Friday, January 24, 2014

When Young People Don't Vote

by Duane Campbell
When young people don’t vote. The “Policy Experts”  Just Don’t Get It
I watched the Public Policy Institute  Sacramento Forum on the California Voter Turnout on January 23.  A series of speakers presented technical issues on why many Californians don’t vote- but they missed the big picture.
It is good that they studied the small issues, such as on-line voter registration.  However, as is clear, minority young people are not registering and voting at representative numbers.
The problem is that these young people have just completed 12 years of education in California schools where the curriculum and textbooks  tell that they don’t exist. The situation in California is as bad or worse than in Arizona and Texas. 
Latino and Asian American students have been absent from the curriculum since 1986. When the 48.72 % of students who are Latino , and the 11.5 % who are Asian do not see themselves as part of the community, as a part of  history,  for many their sense of self is marginalized.   Marginalization negatively impacts their connections with school, their success in school, and their commitment to  democratic institutions  such as voting and to a democratic society.
History classes  and textbooks  should help young people acquire and learn to use the skills, knowledge, and attitudes that will prepare them to be  find a good job and to be a competent and responsible  citizens, but they don’t.  

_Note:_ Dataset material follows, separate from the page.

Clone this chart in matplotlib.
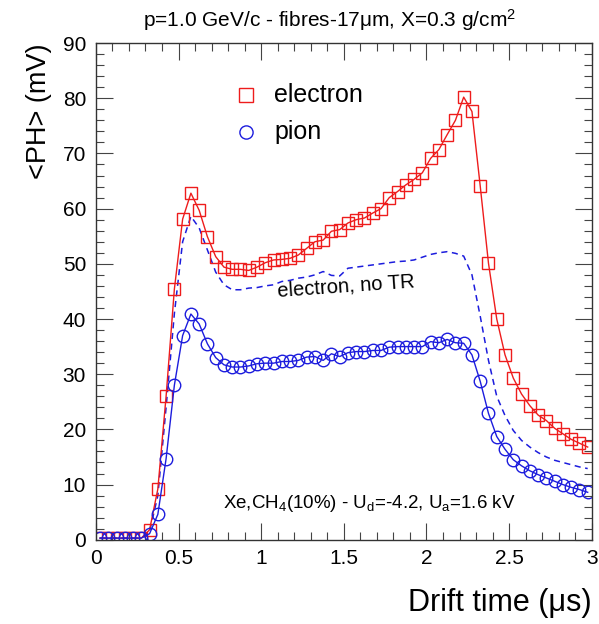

Many of these students live in  distressed and even destroyed neighborhoods.  Some face drug dealers and worry about getting shot. Their families struggle to survive economically- rationing their food stamps and working long hours on two or more jobs just to get by. Unemployment is a frightening specter.  The schools can not resolve these issues, but they can at least acknowledge them, study them, and help the students to develop survival strategies.
Instead, California textbooks and curriculum frameworks, along with inadequate teacher preparation and  standardized testing  produce a significant number of students marginalized from school and  the civic community- and they don’t vote.